How do I decide between 2D and 3D?

Use 2D for long structures with uniform sections (embankments, diaphragm walls) or axisymmetric problems (tanks, single piles). Use 3D when geometry is irregular, load paths are 3D (mats with cores, piled rafts), or when adjacent structures interact spatially.

What’s the most common source of error?

Underestimating variability and using stiffness values at the wrong strain level. Calibrate modulus to the anticipated strain range, and run sensitivity studies on stiffness, strength, and drainage.

Can I use total-stress “undrained” models for clays?

For short-term strength checks, yes. For deformations or where pore pressures matter, use effective-stress models with appropriate rate and drainage controls; total-stress models can misrepresent settlements and pore pressure redistribution.

How far should boundaries be?

A common starting point is 3–5 foundation widths laterally and 2–3 influence depths below.

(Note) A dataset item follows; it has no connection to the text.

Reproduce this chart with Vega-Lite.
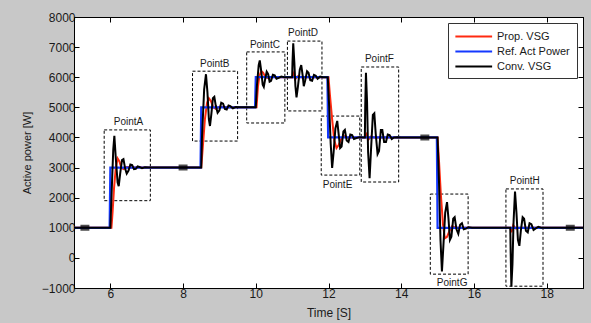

Confirm by expanding the domain until results change negligibly.

What if my model doesn’t converge?

Reduce step size; check contact settings and constitutive softening; regularize with small viscosity; refine mesh where plasticity localizes; and verify units and initial stresses. Compare against simpler models to isolate the issue.

Conclusion

Geotechnical modeling is most powerful when it is purposeful, calibrated, and validated. Start with a clear question, choose the simplest model capable of answering it, and grow complexity only as data justify it. Select constitutive models that reflect the physics of the problem, use strain-compatible parameters from lab and in-situ tests, and construct meshes and boundaries that avoid artificial stiffness. Couple groundwater where relevant, simulate staging and time effects, and manage numerics carefully. Above all, close the loop with monitoring and update your model as the ground reveals itself. That workflow consistently delivers safe, economical, and predictable performance—exactly what modern geotechnical engineering demands.